The 20/80 Rule Of Forwarding The Action

“Imagination is more important than knowledge.
For knowledge is limited to all we now know and understand,
while imagination embraces the entire world, and all there ever will be to know and understand.”
– Albert Einstein

Businesses are addicted to explaining. We want to know why things are the way they are, we want to find out who made that mistake, we want to explain how the error was made and we want to explain why we could not keep our agreements, like being in time for a meeting.

Explaining is a function of the rational mind; the rational mind loves to solve!
And there is absolutely value in explaining; science has allowed humankind to grown enormously by explaining how the human body and the laws of nature work.

But we are over-explaining. It has become all we do, and so we’ve lost our connection to our biggest gift: our creativity.

I often sit in meetings where a 100% of the time is used to explain things, events and behavior of people. It’s all very reactive and certainly not creative.

Creativity means: how can we forward the action?

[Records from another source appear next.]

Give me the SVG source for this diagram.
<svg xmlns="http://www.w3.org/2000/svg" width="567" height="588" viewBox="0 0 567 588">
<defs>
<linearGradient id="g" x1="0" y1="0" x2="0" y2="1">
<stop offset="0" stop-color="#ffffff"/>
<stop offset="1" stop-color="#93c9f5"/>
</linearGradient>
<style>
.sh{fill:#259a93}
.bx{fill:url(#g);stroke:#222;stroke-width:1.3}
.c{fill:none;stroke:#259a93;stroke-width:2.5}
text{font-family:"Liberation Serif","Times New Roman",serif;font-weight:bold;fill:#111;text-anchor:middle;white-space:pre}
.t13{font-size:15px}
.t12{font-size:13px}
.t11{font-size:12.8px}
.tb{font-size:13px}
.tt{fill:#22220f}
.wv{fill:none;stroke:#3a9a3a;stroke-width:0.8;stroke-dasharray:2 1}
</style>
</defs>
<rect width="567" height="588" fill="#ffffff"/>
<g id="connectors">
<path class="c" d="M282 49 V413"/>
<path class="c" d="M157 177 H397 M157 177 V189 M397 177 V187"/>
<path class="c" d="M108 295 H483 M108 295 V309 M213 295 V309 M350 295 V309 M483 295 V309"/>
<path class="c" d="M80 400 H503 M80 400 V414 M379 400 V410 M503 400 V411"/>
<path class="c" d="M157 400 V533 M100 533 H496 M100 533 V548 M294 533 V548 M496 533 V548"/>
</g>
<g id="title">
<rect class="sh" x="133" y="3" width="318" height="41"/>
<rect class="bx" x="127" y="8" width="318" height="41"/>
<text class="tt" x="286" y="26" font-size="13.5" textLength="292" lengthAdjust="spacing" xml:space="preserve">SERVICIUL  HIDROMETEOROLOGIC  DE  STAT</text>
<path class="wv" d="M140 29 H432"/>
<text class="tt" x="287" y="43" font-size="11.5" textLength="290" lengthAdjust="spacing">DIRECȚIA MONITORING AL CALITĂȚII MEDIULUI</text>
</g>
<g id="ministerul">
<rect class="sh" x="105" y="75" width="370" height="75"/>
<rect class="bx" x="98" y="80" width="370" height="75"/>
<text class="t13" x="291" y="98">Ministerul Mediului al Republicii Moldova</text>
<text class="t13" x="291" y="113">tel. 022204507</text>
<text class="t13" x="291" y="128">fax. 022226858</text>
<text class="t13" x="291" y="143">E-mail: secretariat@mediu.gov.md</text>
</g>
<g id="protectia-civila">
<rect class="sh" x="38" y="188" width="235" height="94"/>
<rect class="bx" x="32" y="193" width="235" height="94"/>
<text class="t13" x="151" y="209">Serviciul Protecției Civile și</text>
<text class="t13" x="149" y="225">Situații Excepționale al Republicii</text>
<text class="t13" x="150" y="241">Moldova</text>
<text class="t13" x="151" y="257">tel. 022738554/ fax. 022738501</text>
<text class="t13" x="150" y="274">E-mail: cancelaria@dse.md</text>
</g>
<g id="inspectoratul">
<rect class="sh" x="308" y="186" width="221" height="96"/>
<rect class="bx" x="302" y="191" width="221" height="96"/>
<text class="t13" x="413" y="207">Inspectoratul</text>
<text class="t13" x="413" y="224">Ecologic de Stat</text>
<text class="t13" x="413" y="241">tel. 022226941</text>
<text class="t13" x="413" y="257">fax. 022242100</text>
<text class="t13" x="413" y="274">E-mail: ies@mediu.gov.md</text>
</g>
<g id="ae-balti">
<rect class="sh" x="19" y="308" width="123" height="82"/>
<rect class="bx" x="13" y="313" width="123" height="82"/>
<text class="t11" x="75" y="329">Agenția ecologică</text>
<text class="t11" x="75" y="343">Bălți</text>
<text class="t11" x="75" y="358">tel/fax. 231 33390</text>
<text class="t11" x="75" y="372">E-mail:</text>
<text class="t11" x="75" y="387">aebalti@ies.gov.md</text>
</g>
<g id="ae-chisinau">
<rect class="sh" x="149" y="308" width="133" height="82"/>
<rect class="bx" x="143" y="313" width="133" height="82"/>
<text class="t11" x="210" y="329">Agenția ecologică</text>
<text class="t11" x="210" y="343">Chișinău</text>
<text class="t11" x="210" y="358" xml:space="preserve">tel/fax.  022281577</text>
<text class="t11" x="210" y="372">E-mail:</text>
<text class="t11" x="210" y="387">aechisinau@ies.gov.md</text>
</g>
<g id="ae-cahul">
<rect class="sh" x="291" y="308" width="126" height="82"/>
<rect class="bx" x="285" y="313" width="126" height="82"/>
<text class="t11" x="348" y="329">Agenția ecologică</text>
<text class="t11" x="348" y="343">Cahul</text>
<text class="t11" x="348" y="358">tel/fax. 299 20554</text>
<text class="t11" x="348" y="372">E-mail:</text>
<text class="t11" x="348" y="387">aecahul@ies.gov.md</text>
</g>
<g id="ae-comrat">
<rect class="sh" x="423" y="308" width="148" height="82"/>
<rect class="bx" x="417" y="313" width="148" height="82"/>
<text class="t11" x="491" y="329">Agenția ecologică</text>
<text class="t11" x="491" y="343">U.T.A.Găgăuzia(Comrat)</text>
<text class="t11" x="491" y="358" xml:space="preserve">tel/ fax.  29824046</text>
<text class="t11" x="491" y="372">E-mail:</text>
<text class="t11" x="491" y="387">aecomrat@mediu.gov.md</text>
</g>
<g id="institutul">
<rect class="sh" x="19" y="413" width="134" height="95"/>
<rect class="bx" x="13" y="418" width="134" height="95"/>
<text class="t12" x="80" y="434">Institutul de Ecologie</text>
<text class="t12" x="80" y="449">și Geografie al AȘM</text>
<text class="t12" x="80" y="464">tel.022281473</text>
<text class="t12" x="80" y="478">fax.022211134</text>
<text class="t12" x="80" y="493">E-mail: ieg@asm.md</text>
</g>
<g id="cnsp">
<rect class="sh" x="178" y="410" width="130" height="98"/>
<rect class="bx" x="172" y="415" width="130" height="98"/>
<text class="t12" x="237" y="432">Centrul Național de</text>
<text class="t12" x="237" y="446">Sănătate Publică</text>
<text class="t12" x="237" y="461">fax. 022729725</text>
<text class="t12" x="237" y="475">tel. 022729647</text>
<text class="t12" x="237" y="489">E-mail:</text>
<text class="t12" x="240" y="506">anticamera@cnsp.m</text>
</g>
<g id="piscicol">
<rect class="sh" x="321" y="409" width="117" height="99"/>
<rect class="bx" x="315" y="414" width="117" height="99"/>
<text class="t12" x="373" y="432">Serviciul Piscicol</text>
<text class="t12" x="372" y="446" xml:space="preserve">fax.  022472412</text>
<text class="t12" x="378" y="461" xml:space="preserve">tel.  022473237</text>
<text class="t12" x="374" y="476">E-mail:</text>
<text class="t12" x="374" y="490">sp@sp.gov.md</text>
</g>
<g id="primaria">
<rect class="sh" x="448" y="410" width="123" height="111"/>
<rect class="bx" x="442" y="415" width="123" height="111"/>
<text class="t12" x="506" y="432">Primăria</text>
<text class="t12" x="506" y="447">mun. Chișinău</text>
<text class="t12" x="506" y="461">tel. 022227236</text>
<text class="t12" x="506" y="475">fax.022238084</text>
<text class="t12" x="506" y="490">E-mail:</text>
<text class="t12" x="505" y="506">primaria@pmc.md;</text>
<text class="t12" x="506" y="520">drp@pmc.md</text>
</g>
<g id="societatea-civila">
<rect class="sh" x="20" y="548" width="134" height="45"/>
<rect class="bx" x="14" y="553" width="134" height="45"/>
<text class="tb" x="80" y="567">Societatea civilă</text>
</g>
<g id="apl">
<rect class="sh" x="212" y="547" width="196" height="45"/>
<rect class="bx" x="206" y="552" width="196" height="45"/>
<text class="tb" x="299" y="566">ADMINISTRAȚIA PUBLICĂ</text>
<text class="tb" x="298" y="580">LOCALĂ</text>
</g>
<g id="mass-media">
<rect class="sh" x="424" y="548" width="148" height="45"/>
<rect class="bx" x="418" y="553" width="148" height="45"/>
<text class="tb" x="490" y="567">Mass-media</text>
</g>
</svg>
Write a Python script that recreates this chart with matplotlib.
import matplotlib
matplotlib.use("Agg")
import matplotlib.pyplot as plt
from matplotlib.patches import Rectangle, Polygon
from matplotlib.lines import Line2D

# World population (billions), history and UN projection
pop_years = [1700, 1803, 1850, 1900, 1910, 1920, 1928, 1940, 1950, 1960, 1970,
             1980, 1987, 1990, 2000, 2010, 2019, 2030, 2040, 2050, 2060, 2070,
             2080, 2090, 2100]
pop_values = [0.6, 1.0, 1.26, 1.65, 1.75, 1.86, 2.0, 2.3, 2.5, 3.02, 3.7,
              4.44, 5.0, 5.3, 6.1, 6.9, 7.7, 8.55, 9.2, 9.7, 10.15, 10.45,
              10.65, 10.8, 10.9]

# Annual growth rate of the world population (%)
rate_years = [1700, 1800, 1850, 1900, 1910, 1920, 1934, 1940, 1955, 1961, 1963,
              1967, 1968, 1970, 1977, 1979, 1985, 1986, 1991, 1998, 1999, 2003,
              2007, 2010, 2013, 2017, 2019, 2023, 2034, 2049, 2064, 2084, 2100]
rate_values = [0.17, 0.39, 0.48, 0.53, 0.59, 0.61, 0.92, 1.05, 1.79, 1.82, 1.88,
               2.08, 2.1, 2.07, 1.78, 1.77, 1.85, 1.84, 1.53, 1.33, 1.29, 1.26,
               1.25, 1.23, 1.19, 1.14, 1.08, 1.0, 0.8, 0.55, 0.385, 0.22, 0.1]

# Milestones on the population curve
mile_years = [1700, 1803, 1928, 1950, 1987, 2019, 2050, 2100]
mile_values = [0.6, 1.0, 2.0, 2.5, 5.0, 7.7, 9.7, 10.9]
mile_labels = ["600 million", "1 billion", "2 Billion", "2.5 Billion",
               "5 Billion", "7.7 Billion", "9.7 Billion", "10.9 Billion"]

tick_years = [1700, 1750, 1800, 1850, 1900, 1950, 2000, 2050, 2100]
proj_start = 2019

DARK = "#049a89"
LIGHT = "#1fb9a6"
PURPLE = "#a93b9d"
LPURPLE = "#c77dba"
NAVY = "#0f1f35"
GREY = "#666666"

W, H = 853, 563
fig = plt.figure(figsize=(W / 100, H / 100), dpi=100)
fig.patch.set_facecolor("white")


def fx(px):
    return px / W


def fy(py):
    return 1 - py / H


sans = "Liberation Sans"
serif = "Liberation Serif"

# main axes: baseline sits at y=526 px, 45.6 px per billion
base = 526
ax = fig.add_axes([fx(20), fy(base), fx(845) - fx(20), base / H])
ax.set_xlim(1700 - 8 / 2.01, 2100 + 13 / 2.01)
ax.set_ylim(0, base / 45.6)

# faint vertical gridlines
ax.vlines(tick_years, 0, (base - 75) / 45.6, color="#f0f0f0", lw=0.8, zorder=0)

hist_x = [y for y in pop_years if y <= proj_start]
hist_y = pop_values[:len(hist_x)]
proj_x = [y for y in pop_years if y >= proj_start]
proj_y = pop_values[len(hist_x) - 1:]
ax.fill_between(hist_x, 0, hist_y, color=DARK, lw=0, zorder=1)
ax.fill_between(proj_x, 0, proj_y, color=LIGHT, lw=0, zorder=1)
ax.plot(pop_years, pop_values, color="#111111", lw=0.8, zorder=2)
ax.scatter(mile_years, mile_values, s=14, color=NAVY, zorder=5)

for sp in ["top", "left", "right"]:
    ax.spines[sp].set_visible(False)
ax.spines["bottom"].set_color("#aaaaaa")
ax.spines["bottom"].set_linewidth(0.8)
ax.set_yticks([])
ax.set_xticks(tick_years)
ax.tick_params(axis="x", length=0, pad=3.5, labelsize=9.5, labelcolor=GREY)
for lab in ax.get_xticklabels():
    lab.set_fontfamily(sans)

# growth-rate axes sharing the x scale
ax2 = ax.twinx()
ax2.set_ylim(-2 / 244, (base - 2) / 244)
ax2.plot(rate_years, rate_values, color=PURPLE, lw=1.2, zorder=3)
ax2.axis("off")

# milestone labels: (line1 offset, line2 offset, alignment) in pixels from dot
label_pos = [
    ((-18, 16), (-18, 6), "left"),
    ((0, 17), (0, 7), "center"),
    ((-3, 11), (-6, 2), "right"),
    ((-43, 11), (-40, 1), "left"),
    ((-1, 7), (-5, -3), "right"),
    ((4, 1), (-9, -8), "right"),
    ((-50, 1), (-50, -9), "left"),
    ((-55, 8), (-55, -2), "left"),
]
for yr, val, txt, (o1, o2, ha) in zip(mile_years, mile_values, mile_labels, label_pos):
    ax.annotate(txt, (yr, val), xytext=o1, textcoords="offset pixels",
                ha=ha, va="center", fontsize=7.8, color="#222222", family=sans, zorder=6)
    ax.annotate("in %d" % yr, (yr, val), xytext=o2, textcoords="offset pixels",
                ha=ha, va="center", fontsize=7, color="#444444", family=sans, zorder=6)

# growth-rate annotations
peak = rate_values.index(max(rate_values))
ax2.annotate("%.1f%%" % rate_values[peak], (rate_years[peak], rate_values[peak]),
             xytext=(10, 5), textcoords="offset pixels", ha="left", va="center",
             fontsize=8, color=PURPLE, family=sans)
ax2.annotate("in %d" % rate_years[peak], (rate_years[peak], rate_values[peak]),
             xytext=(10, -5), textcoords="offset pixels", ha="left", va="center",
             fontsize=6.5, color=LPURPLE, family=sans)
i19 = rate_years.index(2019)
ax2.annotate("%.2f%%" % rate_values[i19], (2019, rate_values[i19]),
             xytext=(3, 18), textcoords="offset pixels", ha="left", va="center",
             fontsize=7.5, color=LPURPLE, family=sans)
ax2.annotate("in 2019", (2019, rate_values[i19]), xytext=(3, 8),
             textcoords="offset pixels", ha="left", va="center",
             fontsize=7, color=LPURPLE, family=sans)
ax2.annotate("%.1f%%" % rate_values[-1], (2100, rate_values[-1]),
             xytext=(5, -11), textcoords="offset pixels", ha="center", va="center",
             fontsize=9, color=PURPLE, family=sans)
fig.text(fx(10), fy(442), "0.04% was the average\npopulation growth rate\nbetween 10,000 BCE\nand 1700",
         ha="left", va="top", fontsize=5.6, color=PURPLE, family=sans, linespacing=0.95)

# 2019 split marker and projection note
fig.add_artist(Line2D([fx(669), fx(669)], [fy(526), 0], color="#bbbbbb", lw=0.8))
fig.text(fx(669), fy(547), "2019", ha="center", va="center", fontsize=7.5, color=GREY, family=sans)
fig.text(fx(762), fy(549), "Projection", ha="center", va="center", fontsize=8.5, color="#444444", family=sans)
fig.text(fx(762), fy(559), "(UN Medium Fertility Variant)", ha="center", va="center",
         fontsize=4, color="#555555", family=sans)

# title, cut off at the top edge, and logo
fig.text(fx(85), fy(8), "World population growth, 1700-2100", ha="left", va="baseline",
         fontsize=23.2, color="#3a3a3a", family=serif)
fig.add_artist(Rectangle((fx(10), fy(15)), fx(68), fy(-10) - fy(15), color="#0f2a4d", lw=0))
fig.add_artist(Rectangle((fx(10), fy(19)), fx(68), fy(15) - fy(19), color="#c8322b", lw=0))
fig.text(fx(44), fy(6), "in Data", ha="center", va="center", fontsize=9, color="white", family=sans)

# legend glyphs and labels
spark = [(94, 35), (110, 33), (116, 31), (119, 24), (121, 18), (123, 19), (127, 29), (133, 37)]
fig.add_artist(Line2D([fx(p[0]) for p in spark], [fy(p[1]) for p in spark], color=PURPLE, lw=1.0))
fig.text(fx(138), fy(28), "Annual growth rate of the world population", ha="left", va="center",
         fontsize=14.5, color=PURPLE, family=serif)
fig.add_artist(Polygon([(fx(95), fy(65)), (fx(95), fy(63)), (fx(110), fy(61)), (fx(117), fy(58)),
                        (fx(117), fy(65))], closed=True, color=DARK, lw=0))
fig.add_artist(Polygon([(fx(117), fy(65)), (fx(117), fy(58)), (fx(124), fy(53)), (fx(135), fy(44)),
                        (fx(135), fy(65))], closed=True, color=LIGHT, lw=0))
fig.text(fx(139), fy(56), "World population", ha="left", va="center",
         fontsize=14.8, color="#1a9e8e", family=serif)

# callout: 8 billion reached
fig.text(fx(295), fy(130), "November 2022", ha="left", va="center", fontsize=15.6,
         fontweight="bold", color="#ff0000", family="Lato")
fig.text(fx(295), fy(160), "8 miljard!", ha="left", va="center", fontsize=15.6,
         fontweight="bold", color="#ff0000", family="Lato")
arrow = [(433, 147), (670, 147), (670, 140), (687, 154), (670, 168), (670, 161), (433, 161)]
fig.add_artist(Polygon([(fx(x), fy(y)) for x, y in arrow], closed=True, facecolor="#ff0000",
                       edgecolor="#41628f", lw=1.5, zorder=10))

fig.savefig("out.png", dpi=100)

How can we create something from this?

Knowing what we know, what can we do that moves things forward?
Knowing what went wrong, what can we do today that will prevent this from happening?

Every meeting in the world would get 100x more productive if 20% of the time were spent explaining and 80% being used to create, to solve, to move the action forward.

But this starts a war between the ears.

Explaining involves the rational mind; it’s the part most people (mostly experts) are very comfortable with using. Creativity is different. It’s looking at things differently. You risk being wrong. You risk people not agreeing with you. You risk sounding dumb, uninformed or ridiculous. And most people are not willing to do that. And so they play safe. They explain or rationalize without moving things forward.

Leaders have to be creative if they want to be any effective. They have to stop hiding behind their expert role. Leaders have to “forward the action” for everyone in the team and themselves.

Forwarding the action means, for example, taking something presented, or something said by another employee, and building on it to expand its usefulness or potency, or to make it clearer or more readily accessible.

Authentic dissent can also forward action. There is obviously a range to “forwarding the action”.

On the other end of the range, what is not forwarding the action, would be distracting conversations, or making others wrong, or refusing to allow the discussion or presentation to go on, or refusing to accept something for consideration.